Morgens früh kamen der König und die Königin, die alte Hofdame und alle Offiziere, um zu sehen, wo die Prinzessin gewesen war!

»Da ist es!«, sagte der König, als er das erste Tor mit einem Kreuz darauf gesehen hatte.

[14]»Nein, da ist es, mein lieber Gatte!«, sagte die Königin, die das zweite Tor mit einem Kreuz sah.

»Aber da ist eins und da ist eins!«, sagten alle; wohin sie sahen, waren Kreuze auf den Toren. Da konnten sie also sehen, es konnte nichts nützen, dass sie suchten.
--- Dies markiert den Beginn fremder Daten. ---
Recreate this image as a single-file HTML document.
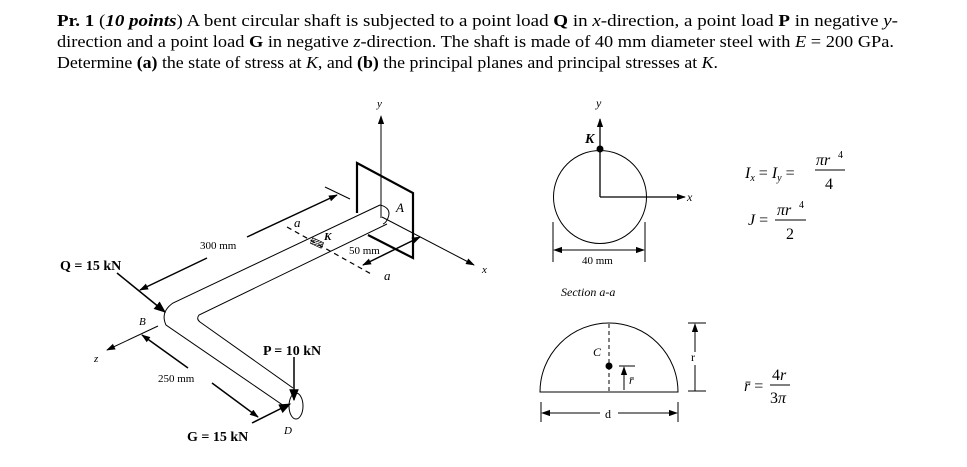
<!DOCTYPE html>
<html><head><meta charset="utf-8"><style>
html,body{margin:0;padding:0;background:#fff}
svg{display:block}
text{font-family:"Liberation Serif",serif;fill:#000}
</style></head><body>
<svg width="967" height="467" viewBox="0 0 967 467" xmlns="http://www.w3.org/2000/svg">
<defs>
<marker id="ah" viewBox="0 0 10 10" refX="9" refY="5" markerWidth="9" markerHeight="9" orient="auto-start-reverse" markerUnits="userSpaceOnUse"><path d="M0,1.5 L10,5 L0,8.5 Z" fill="#000"/></marker>
<marker id="ab" viewBox="0 0 10 10" refX="9" refY="5" markerWidth="12" markerHeight="12" orient="auto" markerUnits="userSpaceOnUse"><path d="M0,1 L10,5 L0,9 Z" fill="#000"/></marker>
<pattern id="hp" width="3" height="3" patternUnits="userSpaceOnUse"><path d="M0,3 L3,0" stroke="#000" stroke-width="0.8"/></pattern>
</defs>
<g font-size="17">
<text x="57" y="26" textLength="841" lengthAdjust="spacingAndGlyphs"><tspan font-weight="bold">Pr. 1</tspan> (<tspan font-weight="bold" font-style="italic">10 points</tspan>) A bent circular shaft is subjected to a point load <tspan font-weight="bold">Q</tspan> in <tspan font-style="italic">x</tspan>-direction, a point load <tspan font-weight="bold">P</tspan> in negative <tspan font-style="italic">y</tspan>-</text>
<text x="57" y="47" textLength="837" lengthAdjust="spacingAndGlyphs">direction and a point load <tspan font-weight="bold">G</tspan> in negative <tspan font-style="italic">z</tspan>-direction. The shaft is made of 40 mm diameter steel with <tspan font-style="italic">E</tspan> = 200 GPa.</text>
<text x="57" y="68" textLength="661" lengthAdjust="spacingAndGlyphs">Determine <tspan font-weight="bold">(a)</tspan> the state of stress at <tspan font-style="italic">K</tspan>, and <tspan font-weight="bold">(b)</tspan> the principal planes and principal stresses at <tspan font-style="italic">K</tspan>.</text>
</g>
<g stroke="#000" fill="none" stroke-width="1">
<!-- plate -->
<path d="M357,213 L357,163 L413,193 L413,258 L368,235" stroke-width="2.2"/>
<!-- shaft -->
<path d="M380,205 L173,303 Q160,312 166,325 L287,408"/>
<path d="M387,224 L199,315 Q196,319 200,322 L293,388"/>
<path d="M380,205 Q392,208 388,218 Q386,223 383,224" />
<ellipse cx="296" cy="406" rx="7" ry="13"/>
<!-- axes -->
<line x1="381" y1="218" x2="381" y2="116" marker-end="url(#ah)"/>
<line x1="382" y1="217" x2="474" y2="265" marker-end="url(#ah)"/>
<line x1="158" y1="326" x2="107" y2="350" marker-end="url(#ah)"/>
<!-- Q -->
<line x1="117" y1="273" x2="165" y2="312" stroke-width="1.5" marker-end="url(#ab)"/>
<!-- 300 mm -->
<line x1="207" y1="258" x2="140" y2="290" stroke-width="1.5" marker-end="url(#ah)"/>
<line x1="247" y1="237" x2="337" y2="195" stroke-width="1.5" marker-end="url(#ah)"/>
<line x1="325" y1="187" x2="350" y2="199"/>
<!-- a-a -->
<line x1="287" y1="227" x2="373" y2="275" stroke-dasharray="5,4" stroke-width="1.2"/>
<!-- 50 mm -->
<line x1="363" y1="265" x2="420" y2="237" stroke-width="1.5" marker-start="url(#ah)" marker-end="url(#ah)"/>
<!-- 250 mm -->
<line x1="188" y1="368" x2="142" y2="335" stroke-width="1.5" marker-end="url(#ah)"/>
<line x1="212" y1="383" x2="258" y2="417" stroke-width="1.5" marker-end="url(#ah)"/>
<!-- P, G -->
<line x1="294" y1="357" x2="294" y2="400" stroke-width="1.5" marker-end="url(#ab)"/>
<line x1="252" y1="423" x2="290" y2="404" stroke-width="1.5" marker-end="url(#ab)"/>
</g>
<rect x="311" y="240" width="12" height="6" fill="url(#hp)" stroke="#000" stroke-width="0.6" transform="rotate(25 317 243)"/>
<g font-size="11">
<text x="377" y="107" font-style="italic">y</text>
<text x="482" y="273" font-style="italic">x</text>
<text x="94" y="362" font-style="italic">z</text>
<text x="200" y="249">300 mm</text>
<text x="349" y="254">50 mm</text>
<text x="158" y="382">250 mm</text>
<text x="294" y="227" font-style="italic" font-size="13">a</text>
<text x="384" y="280" font-style="italic" font-size="13">a</text>
<text x="396" y="212" font-style="italic" font-size="13">A</text>
<text x="324" y="240" font-style="italic" font-weight="bold">K</text>
<text x="139" y="325" font-style="italic">B</text>
<text x="284" y="434" font-style="italic">D</text>
</g>
<g font-size="14" font-weight="bold">
<text x="60" y="270">Q = 15 kN</text>
<text x="263" y="355">P = 10 kN</text>
<text x="187" y="441">G = 15 kN</text>
</g>
<!-- right: section a-a -->
<g stroke="#000" fill="none" stroke-width="1">
<circle cx="600" cy="197" r="46.5"/>
<line x1="600" y1="197" x2="600" y2="119" stroke-width="1.3" marker-end="url(#ah)"/>
<line x1="600" y1="197" x2="685" y2="197" stroke-width="1.3" marker-end="url(#ah)"/>
<line x1="553" y1="222" x2="553" y2="262"/>
<line x1="645" y1="222" x2="645" y2="262"/>
<line x1="554" y1="250" x2="644" y2="250" marker-start="url(#ah)" marker-end="url(#ah)"/>
<!-- semicircle -->
<path d="M540,392 A69,69 0 0 1 678,392 Z"/>
<line x1="609" y1="324" x2="609" y2="392" stroke-dasharray="4,3"/>
<line x1="624" y1="390" x2="624" y2="367" marker-end="url(#ah)"/>
<line x1="619" y1="366" x2="635" y2="366"/>
<line x1="688" y1="323" x2="706" y2="323"/>
<line x1="688" y1="391" x2="706" y2="391"/>
<line x1="695" y1="352" x2="695" y2="324" marker-end="url(#ah)"/>
<line x1="695" y1="365" x2="695" y2="391"/>
<line x1="541" y1="402" x2="541" y2="422"/>
<line x1="678" y1="402" x2="678" y2="422"/>
<line x1="600" y1="413" x2="542" y2="413" marker-end="url(#ah)"/>
<line x1="618" y1="413" x2="677" y2="413" marker-end="url(#ah)"/>
<line x1="815" y1="170" x2="845" y2="170"/>
<line x1="775" y1="220" x2="806" y2="220"/>
<line x1="770" y1="385" x2="790" y2="385"/>
</g>
<circle cx="600" cy="149" r="3.5" fill="#000"/>
<circle cx="609" cy="366" r="3.5" fill="#000"/>
<g font-size="12">
<text x="596" y="107" font-style="italic">y</text>
<text x="585" y="143" font-style="italic" font-weight="bold" font-size="14">K</text>
<text x="687" y="201" font-style="italic">x</text>
<text x="582" y="264" font-size="11">40 mm</text>
<text x="561" y="296" font-style="italic">Section a-a</text>
<text x="593" y="356" font-style="italic">C</text>
<text x="629" y="384" font-style="italic">r̄</text>
<text x="691" y="361">r</text>
<text x="605" y="418">d</text>
</g>
<g font-size="16" font-family="Liberation Serif">
<text x="745" y="178" font-style="italic">I<tspan font-size="10" dy="3">x</tspan><tspan dy="-3" font-style="normal"> = </tspan>I<tspan font-size="10" dy="3">y</tspan><tspan dy="-3" font-style="normal"> =</tspan></text>
<text x="816" y="165" font-style="italic">πr</text><text x="838" y="158" font-size="10">4</text>
<text x="825" y="189">4</text>
<text x="748" y="225" font-style="italic">J <tspan font-style="normal">=</tspan></text>
<text x="777" y="215" font-style="italic">πr</text><text x="799" y="208" font-size="10">4</text>
<text x="786" y="239">2</text>
<text x="744" y="391" font-style="italic">r̄ <tspan font-style="normal">=</tspan></text>
<text x="772" y="380">4<tspan font-style="italic">r</tspan></text>
<text x="770" y="403">3<tspan font-style="italic">π</tspan></text>
</g>
</svg>
</body></html>
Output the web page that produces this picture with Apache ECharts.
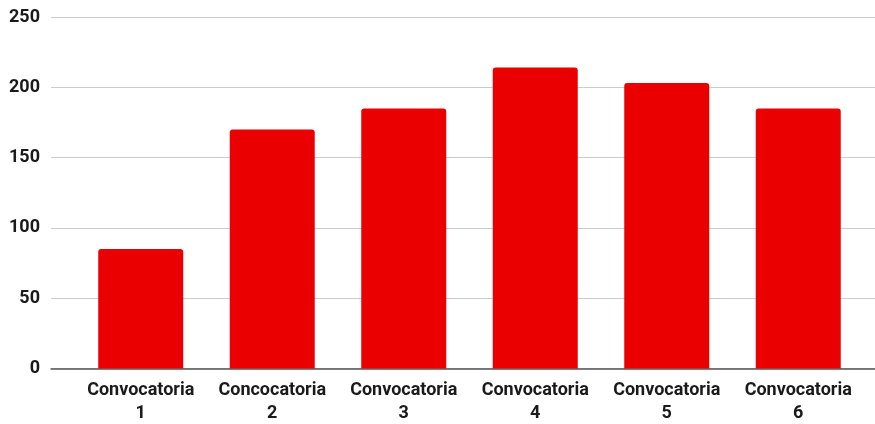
<!DOCTYPE html>
<html><head><meta charset="utf-8">
<script src="https://cdn.jsdelivr.net/npm/echarts@6/dist/echarts.min.js"></script>
<style>html,body{margin:0;padding:0;background:#fff}#c{width:875px;height:424px}</style>
</head><body><div id="c"></div>
<script>
const categories = ['Convocatoria\n1','Concocatoria\n2','Convocatoria\n3','Convocatoria\n4','Convocatoria\n5','Convocatoria\n6'];
const values = [85, 170, 185, 214, 203, 185];
const yTicks = [0, 50, 100, 150, 200, 250];

const chart = echarts.init(document.getElementById('c'));
const font = 'Roboto, "Liberation Sans", Arial, sans-serif';
chart.setOption({
  animation: false,
  grid: [
    {left: 51, right: 0, top: 17, bottom: 55.5, outerBoundsMode: 'none', containLabel: false},
    {left: 75, right: 11, top: 17, bottom: 55.5, outerBoundsMode: 'none', containLabel: false}
  ],
  xAxis: [
    {gridIndex: 0, type: 'value', min: 0, max: 1, axisLine: {show: true, onZero: false, lineStyle: {color: '#555', width: 1.5}},
     axisTick: {show: false}, axisLabel: {show: false}, splitLine: {show: false}},
    {gridIndex: 1, type: 'category', data: categories, axisLine: {show: false}, axisTick: {show: false},
     axisLabel: {color: '#1a1a1a', fontFamily: font, fontWeight: 'bold', fontSize: 18, lineHeight: 23, margin: 10, interval: 0}}
  ],
  yAxis: [
    {gridIndex: 0, type: 'value', min: yTicks[0], max: yTicks[yTicks.length-1], interval: 50,
     axisLine: {show: false}, axisTick: {show: false},
     axisLabel: {color: '#1a1a1a', fontFamily: font, fontWeight: 'bold', fontSize: 18, margin: 11},
     splitLine: {lineStyle: {color: '#cccccc', width: 1}}},
    {gridIndex: 1, type: 'value', min: yTicks[0], max: yTicks[yTicks.length-1], interval: 50, show: false}
  ],
  series: [{
    type: 'bar', xAxisIndex: 1, yAxisIndex: 1, data: values, barWidth: 85,
    itemStyle: {color: '#ea0000', borderRadius: [3,3,0,0]}
  }]
});
</script></body></html>
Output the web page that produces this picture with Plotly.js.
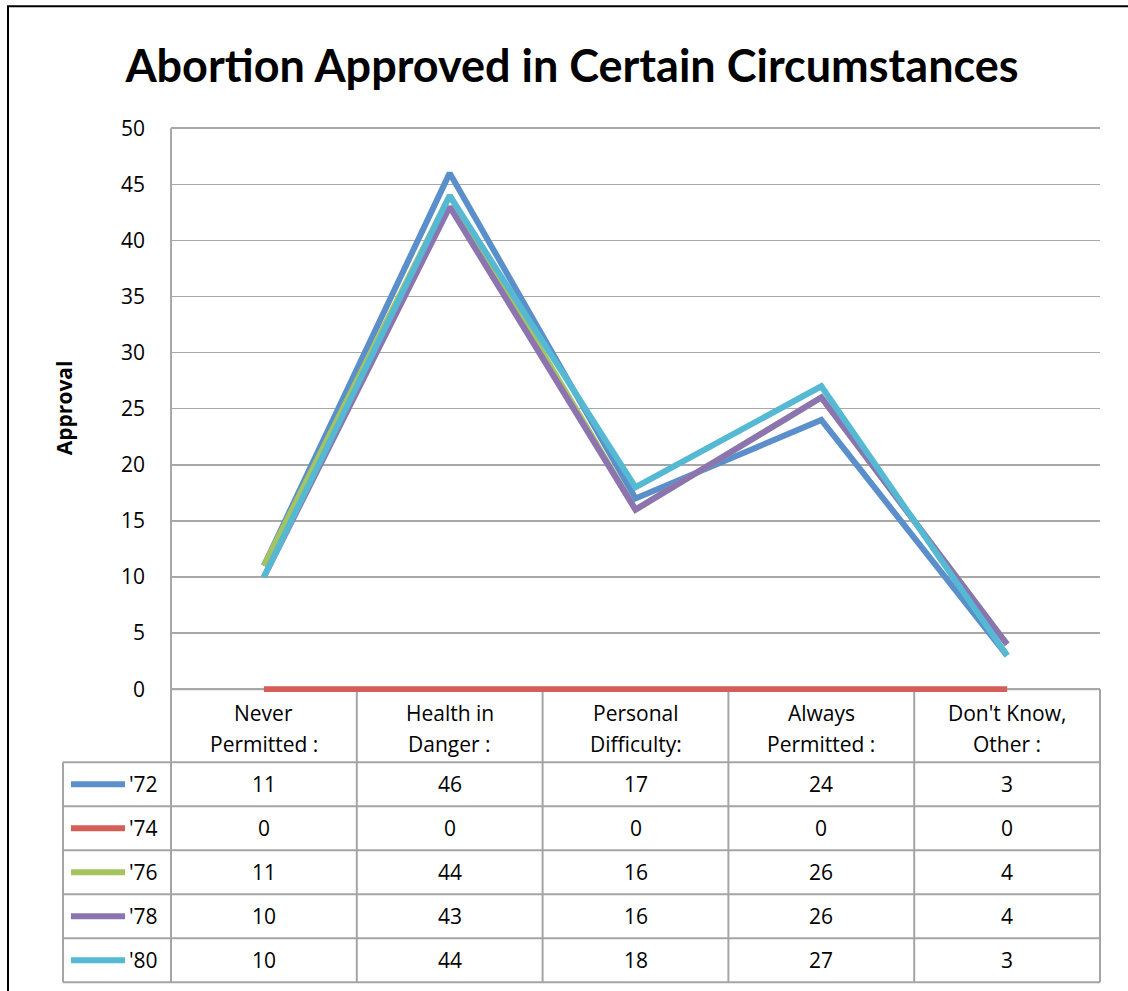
<!DOCTYPE html>
<html>
<head>
<meta charset="utf-8">
<script src="https://cdn.plot.ly/plotly-3.0.1.min.js"></script>
<style>html,body{margin:0;padding:0;background:#fff;}#chart{width:1128px;height:991px;}</style>
</head>
<body>
<div id="chart"></div>
<script>
// ---- data ----
const categories = ["Never Permitted :", "Health in Danger :", "Personal Difficulty:", "Always Permitted :", "Don't Know, Other :"];
const headerLines = [["Never", "Permitted :"], ["Health in", "Danger :"], ["Personal", "Difficulty:"], ["Always", "Permitted :"], ["Don't Know,", "Other :"]];
const seriesNames = ["'72", "'74", "'76", "'78", "'80"];
const y72 = [11, 46, 17, 24, 3];
const y74 = [0, 0, 0, 0, 0];
const y76 = [11, 44, 16, 26, 4];
const y78 = [10, 43, 16, 26, 4];
const y80 = [10, 44, 18, 27, 3];
const yTicks = [0, 5, 10, 15, 20, 25, 30, 35, 40, 45, 50];

// ---- styling ----
const seriesValues = [y72, y74, y76, y78, y80];
const colors = ["#5b8fcb", "#d35f58", "#a5c35f", "#8c74b1", "#55b9d3"];
const TITLEFONT = "Lato, 'Open Sans', sans-serif";
const FONT = "'Open Sans', Lato, sans-serif";
const gridColor = "#a8a8a8";
const tableColor = "#a5a5a5";

const WIDTH = 1128, HEIGHT = 991;
const L = 171, R = 1100, Y50 = 128, Y0 = 689;       // pixel positions of value 50 and 0
const yMin = -0.25, yMax = 50.2;                      // small pad so edge lines are not clipped
const pxPerUnit = (Y0 - Y50) / 50;
const T = Y50 - (yMax - 50) * pxPerUnit;
const B = Y0 + (0 - yMin) * pxPerUnit;
const W = R - L, H = B - T;
const px2x = p => (p - L) / W;
const px2y = p => (B - p) / H;

const traces = seriesValues.map((vals, i) => ({
  type: "scatter", mode: "lines", x: categories, y: vals, name: seriesNames[i],
  line: {color: colors[i], width: 6}, cliponaxis: false, hoverinfo: "skip", showlegend: false
}));

const shapes = [];
const annotations = [];
const n = categories.length;
const headerBottom = 762, rowH = 44, legendLeft = 63;
const tableBottom = headerBottom + rowH * seriesNames.length;

function hline(x0, x1, y) {
  shapes.push({type: "line", xref: "paper", yref: "paper", layer: "below", x0: px2x(x0), x1: px2x(x1), y0: px2y(y), y1: px2y(y), line: {color: tableColor, width: 2}});
}
function vline(x, y0, y1) {
  shapes.push({type: "line", xref: "paper", yref: "paper", layer: "below", x0: px2x(x), x1: px2x(x), y0: px2y(y0), y1: px2y(y1), line: {color: tableColor, width: 2}});
}
for (let c = 0; c <= n; c++) vline(L + W * c / n, Y0, tableBottom);
vline(legendLeft, headerBottom, tableBottom);
hline(L, R, Y0);
for (let r = 0; r <= seriesNames.length; r++) hline(legendLeft, R, headerBottom + r * rowH);

const cellFont = {family: FONT, size: 21, color: "#000"};
headerLines.forEach((lines, c) => {
  const cx = (c + 0.5) / n;
  lines.forEach((t, k) => {
    annotations.push({xref: "paper", yref: "paper", x: cx, y: px2y(713 + k * 31), text: t, showarrow: false,
      xanchor: "center", yanchor: "middle", font: cellFont});
  });
});
seriesNames.forEach((name, r) => {
  const cy = headerBottom + r * rowH + rowH / 2;
  shapes.push({type: "line", xref: "paper", yref: "paper", x0: px2x(71), x1: px2x(125), y0: px2y(cy), y1: px2y(cy), line: {color: colors[r], width: 6}});
  annotations.push({xref: "paper", yref: "paper", x: px2x(127), y: px2y(cy), text: name, showarrow: false,
    xanchor: "left", yanchor: "middle", font: cellFont});
  seriesValues[r].forEach((v, c) => {
    annotations.push({xref: "paper", yref: "paper", x: (c + 0.5) / n, y: px2y(cy), text: String(v), showarrow: false,
      xanchor: "center", yanchor: "middle", font: cellFont});
  });
});
annotations.push({xref: "paper", yref: "paper", x: px2x(64), y: px2y(408), text: "<b>Approval</b>", textangle: -90, showarrow: false,
  xanchor: "center", yanchor: "middle", font: {family: FONT, size: 21, color: "#000"}});
shapes.push({type: "path", xref: "paper", yref: "paper",
  path: `M ${px2x(8)} ${px2y(1000)} L ${px2x(8)} ${px2y(6)} L ${px2x(1140)} ${px2y(6)}`,
  line: {color: "#000", width: 2}});

const layout = {
  width: WIDTH, height: HEIGHT,
  margin: {l: L, r: WIDTH - R, t: T, b: HEIGHT - B, pad: 0},
  paper_bgcolor: "#fff", plot_bgcolor: "#fff",
  title: {text: "<b>Abortion Approved in Certain Circumstances</b>", xref: "container", yref: "container",
    x: 572 / WIDTH, xanchor: "center", y: 1 - 66 / HEIGHT, yanchor: "middle",
    font: {family: TITLEFONT, size: 45, color: "#000"}},
  xaxis: {type: "category", range: [-0.5, n - 0.5], showticklabels: false, showgrid: false, zeroline: false,
    showline: false, ticks: "", fixedrange: true},
  yaxis: {range: [yMin, yMax], tickvals: yTicks, showgrid: true, gridcolor: gridColor, gridwidth: 1.5,
    zeroline: false, showline: false, ticks: "", ticklabelstandoff: 25,
    tickfont: {family: FONT, size: 21, color: "#000"}, fixedrange: true},
  shapes: shapes, annotations: annotations, showlegend: false
};
// left axis line of the plot area, from 50 down to 0
shapes.push({type: "line", xref: "paper", yref: "paper", layer: "below", x0: 0, x1: 0, y0: px2y(Y50), y1: px2y(Y0), line: {color: gridColor, width: 2}});

Plotly.newPlot("chart", traces, layout, {displayModeBar: false, staticPlot: true});
</script>
</body>
</html>
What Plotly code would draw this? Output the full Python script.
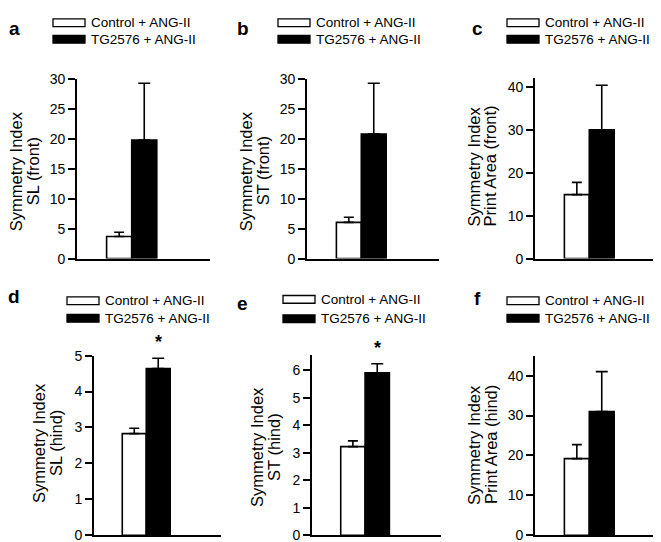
import plotly.graph_objects as go

W, H = 661, 542

# data
letters = ["a", "b", "c", "d", "e", "f"]
groups = ["Control + ANG-II", "TG2576 + ANG-II"]
y_titles = ["SL (front)", "ST (front)", "Print Area (front)",
            "SL (hind)", "ST (hind)", "Print Area (hind)"]
control_mean = [3.7, 6.05, 14.9, 2.83, 3.22, 19.2]
control_err = [0.7, 0.85, 2.85, 0.15, 0.21, 3.5]
tg_mean = [19.8, 20.8, 29.95, 4.64, 5.9, 31.0]
tg_err = [9.5, 8.5, 10.4, 0.29, 0.33, 10.0]
significant = [False, False, False, True, True, False]
y_max = [30, 30, 42, 5, 6.56, 45]
y_step = [5, 5, 10, 1, 1, 10]

# pixel geometry: axis left, right, top, bottom
boxes = [(69, 202, 65, 250), (299, 431, 65, 250), (527, 659, 64, 250),
         (86, 213, 350, 535), (304, 433, 349, 535), (527, 659, 350, 535)]
title_dx = [(-61, -44), (-61, -44), (-61, -45), (-55, -38), (-55, -38), (-61, -44)]
title_cy = [160, 160, 155, 440, 444, 442]
legend_x = [45, 270, 499, 59, 275, 499]
legend_rows = [(7, 24), (7, 24), (7, 24), (293.5, 311.5), (292, 312), (293.5, 311.5)]
letter_pos = [(6, 13), (235, 13), (469, 13), (6, 289), (235, 296), (469, 291)]

FONT = "Liberation Sans, Arial, sans-serif"


def px(x):
    return x / W


def py(y):
    return 1 - y / H


fig = go.Figure()
shapes = []
annotations = []

for i in range(6):
    n = "" if i == 0 else str(i + 1)
    left, right, top, bottom = boxes[i]
    xa, ya = "x" + n, "y" + n

    fig.add_trace(go.Bar(
        x=[0], y=[control_mean[i]], width=1, xaxis=xa, yaxis=ya,
        marker=dict(color="white", line=dict(color="black", width=1.6)),
        error_y=dict(type="data", symmetric=False, array=[control_err[i]],
                     arrayminus=[0], color="black", thickness=1.6, width=5),
        showlegend=False,
    ))
    fig.add_trace(go.Bar(
        x=[1], y=[tg_mean[i]], width=1, xaxis=xa, yaxis=ya,
        marker=dict(color="black", line=dict(color="black", width=1.6)),
        error_y=dict(type="data", symmetric=False, array=[tg_err[i]],
                     arrayminus=[0], color="black", thickness=1.6, width=6),
        showlegend=False,
    ))

    fig.layout["xaxis" + n] = dict(
        domain=[px(left), px(right)], range=[-1.68, 3.62], anchor=ya,
        showline=True, linecolor="black", linewidth=1.6,
        showticklabels=False, ticks="", showgrid=False, zeroline=False,
        fixedrange=True,
    )
    fig.layout["yaxis" + n] = dict(
        domain=[py(bottom), py(top)], range=[0, y_max[i]], anchor=xa,
        showline=True, linecolor="black", linewidth=1.6,
        ticks="outside", ticklen=7, tickwidth=1.6, tickcolor="black",
        dtick=y_step[i], tick0=0, showgrid=False, zeroline=False,
        tickfont=dict(family=FONT, size=14, color="black"),
    )

    # y-axis title in two lines
    for dx, txt in zip(title_dx[i], ["Symmetry Index", y_titles[i]]):
        annotations.append(dict(
            x=px(left + dx), y=py(title_cy[i]), xref="paper", yref="paper",
            text=txt, textangle=-90, showarrow=False,
            xanchor="center", yanchor="middle",
            font=dict(family=FONT, size=16.5, color="black"),
        ))

    # significance star
    if significant[i]:
        annotations.append(dict(
            x=1, y=tg_mean[i] + tg_err[i], xref=xa, yref=ya,
            text="<b>*</b>", showarrow=False, yanchor="bottom", yshift=4,
            font=dict(family=FONT, size=18, color="black"),
        ))

    # panel letter
    lx, ly = letter_pos[i]
    annotations.append(dict(
        x=px(lx), y=py(ly), xref="paper", yref="paper",
        text="<b>" + letters[i] + "</b>", showarrow=False,
        xanchor="center", yanchor="middle",
        font=dict(family=FONT, size=19, color="black"),
    ))

    # legend
    bx = legend_x[i]
    for row, (label, fill) in enumerate(zip(groups, ["white", "black"])):
        cy = legend_rows[i][row]
        shapes.append(dict(
            type="rect", xref="paper", yref="paper",
            x0=px(bx), x1=px(bx + 32), y0=py(cy + 4), y1=py(cy - 4),
            line=dict(color="black", width=1.3), fillcolor=fill,
        ))
        annotations.append(dict(
            x=px(bx + 36), y=py(cy), xref="paper", yref="paper",
            text=label, showarrow=False, xanchor="left", yanchor="middle",
            font=dict(family=FONT, size=13.5, color="black"),
        ))

fig.update_layout(
    width=W, height=H, margin=dict(l=0, r=0, t=0, b=0),
    paper_bgcolor="white", plot_bgcolor="white",
    barmode="overlay", shapes=shapes, annotations=annotations,
)

fig.write_html("out.html")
Aber die Königin war nun eine sehr kluge Frau, die mehr konnte als in der Kutsche fahren. Sie nahm sich ihre große goldene Schere, schnitt ein Stück Seidenstoff in Stücke und nähte daraus einen niedlichen kleinen Beutel; den füllte sie dann mit kleinen, feinen Buchweizenkörnchen, band ihn der Prinzessin auf den Rücken, und als das getan war, schnitt sie ein kleines Loch in den Beutel, dass die Körnchen den ganzen Weg herausrieseln konnten, den die Prinzessin entlangkam.

In der Nacht kam nun der Hund wieder, nahm die Prinzessin auf seinen Rücken und lief mit ihr zu dem Soldaten, der sie so gernhatte und so gern ein Prinz gewesen wäre, um sie zur Frau zu nehmen.

Der Hund merkte gar nicht, wie die Körnchen rieselten, vom Schloss her bis zum Fenster des Soldaten, wo er mit der Prinzessin die Mauer hinauflief. Am Morgen sahen der König und die Königin also, wo ihre Tochter gewesen war, und da nahmen sie den Soldaten und warfen ihn ins Gefängnis.